En iyisi birkaç arkadaşımla konuşayım dedim. Kimi aradıysam dert anlattı. Kimi sevgilisinden, anasından, babasından, eşinden dert yandı kimi patronundan, kimi parasızlıktan, kimi sağlıktan, bazısı hükümetten bazısı muhalefetten…

Yok dedim abi en iyisi yine televizyon. Yeniden döndüm baktım da ne göreyim? Ana haber öncesi kim kimi boynuzlamış, kim kimi kaçırmış, öldürmüş programları başlamış. Onlar bitti ana haberler başladı, tüm kötü olayları arka arkaya verdiler. Yetmedi, ertesi gün olabilecek felaketlerden de bahsettiler. Biter bitmez televizyon dizilerine takıldım. Berdelle hayatı kaymış kadınları, tecavüzleri, birbirine silah çeken mafyaları, kavuşamayan aşıkları, kavgayı, dayağı, dolandırıcılıkları filan izledim.

Sonra dayanamadım en iyisi uyumak dedim. Yine demez olaydım.
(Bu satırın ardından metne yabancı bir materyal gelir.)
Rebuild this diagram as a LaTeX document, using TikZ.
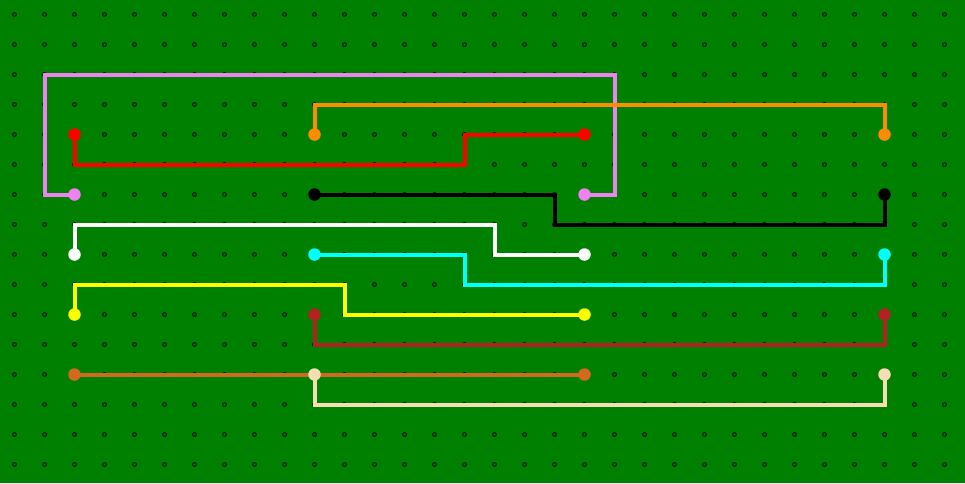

Uyuyabildiğim birkaç saatte de bilinçaltımın leşliğine eklenen, tüm gün maruz kaldığım leşliklerin oluşturduğu çöplükle uğraştım, sıçrayarak uyandım.

Hani soruyoruz ya “ne oldu bize, neden herkes psikopat, neden mutlu tek bir insan bile göremiyoruz, toplumdaki bu nefretin, bu kavganın sebebi nedir” diye… Eee nolacağdıki?